What is being asked. Identify all lines in the listing that include the word "this", and copy them out.

Source material.

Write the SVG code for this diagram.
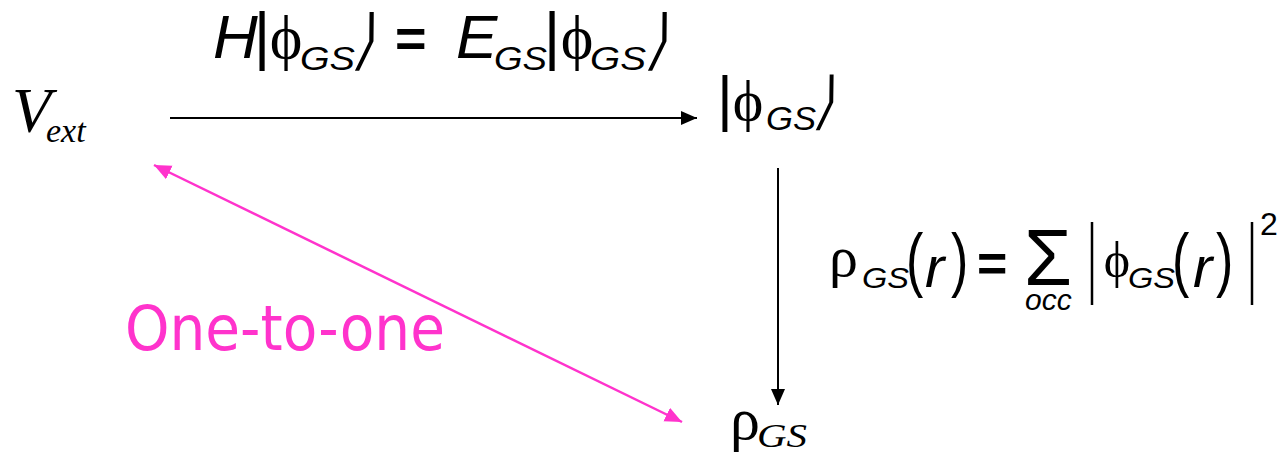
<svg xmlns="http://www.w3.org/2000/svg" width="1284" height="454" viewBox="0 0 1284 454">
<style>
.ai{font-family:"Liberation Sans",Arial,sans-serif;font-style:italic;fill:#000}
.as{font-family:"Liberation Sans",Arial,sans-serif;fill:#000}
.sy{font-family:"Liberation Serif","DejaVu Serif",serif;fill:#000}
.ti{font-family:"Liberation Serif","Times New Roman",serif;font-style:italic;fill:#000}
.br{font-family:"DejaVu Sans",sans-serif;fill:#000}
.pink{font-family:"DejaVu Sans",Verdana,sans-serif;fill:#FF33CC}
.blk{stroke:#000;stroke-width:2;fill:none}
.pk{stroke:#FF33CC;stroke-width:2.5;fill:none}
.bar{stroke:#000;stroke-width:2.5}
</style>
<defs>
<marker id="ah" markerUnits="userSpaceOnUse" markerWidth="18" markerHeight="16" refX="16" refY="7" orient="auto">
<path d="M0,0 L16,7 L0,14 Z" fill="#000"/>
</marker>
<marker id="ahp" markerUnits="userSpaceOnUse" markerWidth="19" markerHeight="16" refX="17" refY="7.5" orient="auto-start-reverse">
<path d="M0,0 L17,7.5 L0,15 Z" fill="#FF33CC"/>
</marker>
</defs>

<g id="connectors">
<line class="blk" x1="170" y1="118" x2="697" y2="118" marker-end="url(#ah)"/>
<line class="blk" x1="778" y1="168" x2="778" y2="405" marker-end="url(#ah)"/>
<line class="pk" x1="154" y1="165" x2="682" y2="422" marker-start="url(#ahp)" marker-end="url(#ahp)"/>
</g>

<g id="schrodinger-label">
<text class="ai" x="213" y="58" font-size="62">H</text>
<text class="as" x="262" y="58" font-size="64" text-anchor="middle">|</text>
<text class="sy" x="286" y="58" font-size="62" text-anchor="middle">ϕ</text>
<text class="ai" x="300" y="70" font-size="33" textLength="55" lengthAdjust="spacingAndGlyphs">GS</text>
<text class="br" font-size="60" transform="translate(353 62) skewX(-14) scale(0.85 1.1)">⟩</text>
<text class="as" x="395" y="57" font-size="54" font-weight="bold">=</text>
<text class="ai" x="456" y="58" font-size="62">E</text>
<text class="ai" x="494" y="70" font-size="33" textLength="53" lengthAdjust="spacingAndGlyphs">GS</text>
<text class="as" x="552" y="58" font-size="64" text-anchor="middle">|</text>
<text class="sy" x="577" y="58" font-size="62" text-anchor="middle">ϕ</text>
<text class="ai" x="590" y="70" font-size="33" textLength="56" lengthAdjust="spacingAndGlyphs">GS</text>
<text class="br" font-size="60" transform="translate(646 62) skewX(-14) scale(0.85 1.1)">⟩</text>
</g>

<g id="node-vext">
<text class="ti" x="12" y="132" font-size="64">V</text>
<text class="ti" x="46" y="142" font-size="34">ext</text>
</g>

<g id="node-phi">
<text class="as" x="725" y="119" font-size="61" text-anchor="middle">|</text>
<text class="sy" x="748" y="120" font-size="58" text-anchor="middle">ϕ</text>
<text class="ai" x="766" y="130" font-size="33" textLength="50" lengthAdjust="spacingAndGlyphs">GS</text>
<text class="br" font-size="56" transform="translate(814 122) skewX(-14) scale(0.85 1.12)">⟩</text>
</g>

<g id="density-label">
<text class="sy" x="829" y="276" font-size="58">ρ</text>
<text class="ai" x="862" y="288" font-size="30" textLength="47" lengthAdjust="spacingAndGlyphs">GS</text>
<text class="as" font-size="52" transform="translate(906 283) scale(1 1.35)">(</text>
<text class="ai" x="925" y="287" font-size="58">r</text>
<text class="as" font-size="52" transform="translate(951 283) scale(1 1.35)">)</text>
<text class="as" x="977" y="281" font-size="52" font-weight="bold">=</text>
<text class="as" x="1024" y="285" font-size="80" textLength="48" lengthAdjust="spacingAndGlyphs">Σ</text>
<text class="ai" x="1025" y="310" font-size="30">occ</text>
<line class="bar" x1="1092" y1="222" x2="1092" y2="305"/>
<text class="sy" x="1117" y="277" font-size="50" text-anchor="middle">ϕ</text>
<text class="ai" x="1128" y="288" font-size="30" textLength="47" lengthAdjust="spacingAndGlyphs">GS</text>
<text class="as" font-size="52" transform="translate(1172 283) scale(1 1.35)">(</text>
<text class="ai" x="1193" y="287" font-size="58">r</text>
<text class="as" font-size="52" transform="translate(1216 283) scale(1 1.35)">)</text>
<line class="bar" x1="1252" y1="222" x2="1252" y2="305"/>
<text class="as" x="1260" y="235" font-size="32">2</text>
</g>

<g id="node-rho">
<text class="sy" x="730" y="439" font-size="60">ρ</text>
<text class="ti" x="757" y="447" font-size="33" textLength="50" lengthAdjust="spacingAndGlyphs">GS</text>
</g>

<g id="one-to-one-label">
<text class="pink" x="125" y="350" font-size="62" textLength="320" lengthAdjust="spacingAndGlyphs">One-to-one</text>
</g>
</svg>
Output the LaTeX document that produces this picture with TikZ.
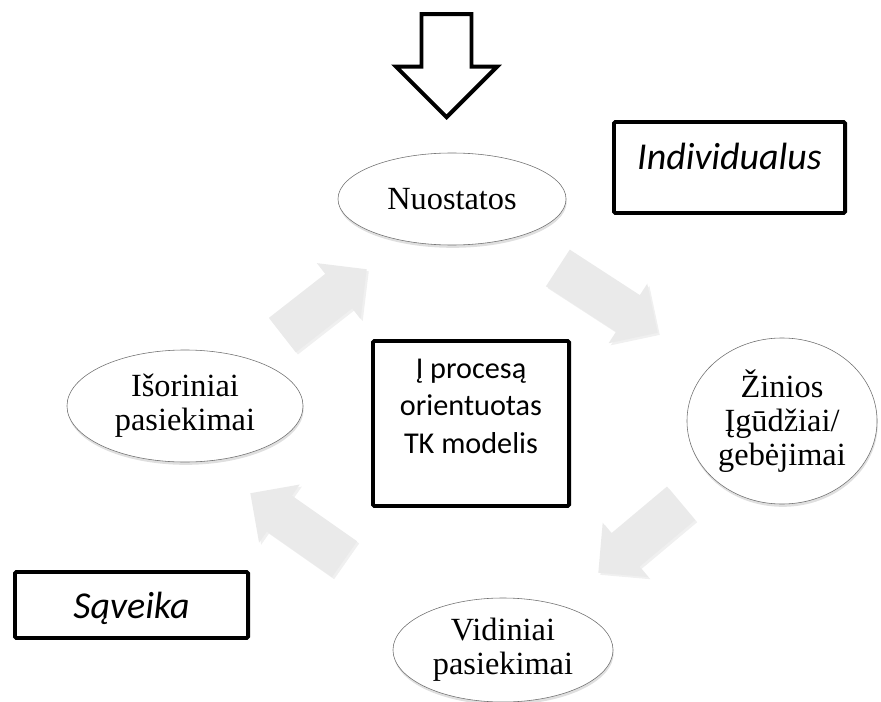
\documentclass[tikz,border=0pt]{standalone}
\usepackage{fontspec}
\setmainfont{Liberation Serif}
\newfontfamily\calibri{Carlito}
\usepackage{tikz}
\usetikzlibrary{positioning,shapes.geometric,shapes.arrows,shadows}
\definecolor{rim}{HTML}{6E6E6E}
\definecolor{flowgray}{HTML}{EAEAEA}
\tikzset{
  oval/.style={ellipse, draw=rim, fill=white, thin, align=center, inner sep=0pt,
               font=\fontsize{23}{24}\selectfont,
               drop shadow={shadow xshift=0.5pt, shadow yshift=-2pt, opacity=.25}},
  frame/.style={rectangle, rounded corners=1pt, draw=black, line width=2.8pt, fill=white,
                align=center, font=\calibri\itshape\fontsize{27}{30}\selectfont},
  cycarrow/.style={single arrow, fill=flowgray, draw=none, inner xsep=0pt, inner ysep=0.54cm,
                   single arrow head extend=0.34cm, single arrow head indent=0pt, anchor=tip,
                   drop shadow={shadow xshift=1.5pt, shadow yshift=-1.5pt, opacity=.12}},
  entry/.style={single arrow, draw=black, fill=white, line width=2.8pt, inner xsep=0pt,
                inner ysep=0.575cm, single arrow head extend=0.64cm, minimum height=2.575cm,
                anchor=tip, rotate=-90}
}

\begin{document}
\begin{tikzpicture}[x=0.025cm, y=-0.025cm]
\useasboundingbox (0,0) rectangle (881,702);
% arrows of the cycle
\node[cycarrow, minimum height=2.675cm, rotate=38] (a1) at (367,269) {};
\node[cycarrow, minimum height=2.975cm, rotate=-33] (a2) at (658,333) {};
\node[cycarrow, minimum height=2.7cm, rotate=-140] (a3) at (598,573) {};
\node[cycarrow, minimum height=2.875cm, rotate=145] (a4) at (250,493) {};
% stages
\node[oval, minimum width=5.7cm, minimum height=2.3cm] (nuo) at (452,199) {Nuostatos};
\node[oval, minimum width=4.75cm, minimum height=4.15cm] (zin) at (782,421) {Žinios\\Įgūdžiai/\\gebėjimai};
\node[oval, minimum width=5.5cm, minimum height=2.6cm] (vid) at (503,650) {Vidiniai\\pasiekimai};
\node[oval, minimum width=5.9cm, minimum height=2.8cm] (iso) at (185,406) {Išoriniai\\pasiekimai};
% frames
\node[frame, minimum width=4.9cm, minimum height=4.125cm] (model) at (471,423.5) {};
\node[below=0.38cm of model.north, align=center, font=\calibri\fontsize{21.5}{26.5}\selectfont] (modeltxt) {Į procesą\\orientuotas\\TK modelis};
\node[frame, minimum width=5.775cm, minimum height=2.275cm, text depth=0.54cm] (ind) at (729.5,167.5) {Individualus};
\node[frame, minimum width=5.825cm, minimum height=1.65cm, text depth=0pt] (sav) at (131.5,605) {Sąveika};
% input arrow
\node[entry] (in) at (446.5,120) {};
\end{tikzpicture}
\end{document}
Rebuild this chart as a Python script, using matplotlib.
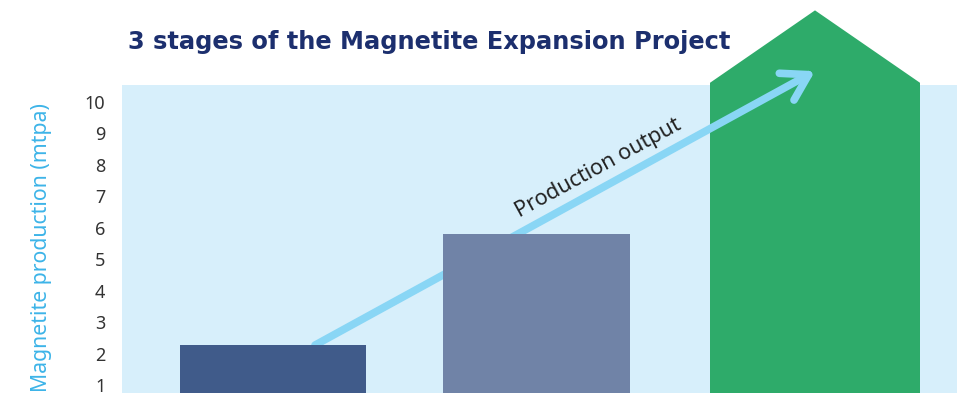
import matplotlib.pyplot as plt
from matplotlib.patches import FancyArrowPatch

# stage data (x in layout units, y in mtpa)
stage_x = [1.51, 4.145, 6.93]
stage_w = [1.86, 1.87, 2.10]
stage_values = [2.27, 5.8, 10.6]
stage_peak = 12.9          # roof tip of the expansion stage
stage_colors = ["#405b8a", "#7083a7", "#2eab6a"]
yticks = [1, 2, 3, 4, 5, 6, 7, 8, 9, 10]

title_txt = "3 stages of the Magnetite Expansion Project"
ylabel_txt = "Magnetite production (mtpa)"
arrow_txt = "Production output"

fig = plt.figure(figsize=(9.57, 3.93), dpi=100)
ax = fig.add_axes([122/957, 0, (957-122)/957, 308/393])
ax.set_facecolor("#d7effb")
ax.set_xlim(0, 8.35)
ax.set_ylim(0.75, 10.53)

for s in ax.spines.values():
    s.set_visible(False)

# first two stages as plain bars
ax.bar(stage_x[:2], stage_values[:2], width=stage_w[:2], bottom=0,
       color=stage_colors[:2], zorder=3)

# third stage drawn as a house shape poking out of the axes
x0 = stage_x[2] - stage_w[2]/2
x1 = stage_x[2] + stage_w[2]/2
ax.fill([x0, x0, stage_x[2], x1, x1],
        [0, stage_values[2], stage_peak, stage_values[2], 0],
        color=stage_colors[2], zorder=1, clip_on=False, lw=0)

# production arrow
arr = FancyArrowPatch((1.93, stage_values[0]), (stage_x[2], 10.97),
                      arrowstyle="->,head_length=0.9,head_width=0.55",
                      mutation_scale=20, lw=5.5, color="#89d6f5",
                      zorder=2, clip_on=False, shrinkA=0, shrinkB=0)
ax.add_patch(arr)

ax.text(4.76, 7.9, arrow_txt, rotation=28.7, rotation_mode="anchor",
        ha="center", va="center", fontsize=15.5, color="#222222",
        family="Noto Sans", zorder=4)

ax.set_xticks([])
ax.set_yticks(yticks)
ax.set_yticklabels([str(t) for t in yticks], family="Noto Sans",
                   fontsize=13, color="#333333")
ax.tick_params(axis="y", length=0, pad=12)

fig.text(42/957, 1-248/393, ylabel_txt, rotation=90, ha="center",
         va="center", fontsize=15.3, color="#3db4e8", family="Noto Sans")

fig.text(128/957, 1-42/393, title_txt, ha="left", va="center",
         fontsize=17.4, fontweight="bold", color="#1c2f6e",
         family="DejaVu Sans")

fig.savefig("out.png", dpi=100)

Complete output.
Write the SVG code for this diagram.
Output the LaTeX document that produces this picture with TikZ.
Rebuild this chart as a Python script, using matplotlib.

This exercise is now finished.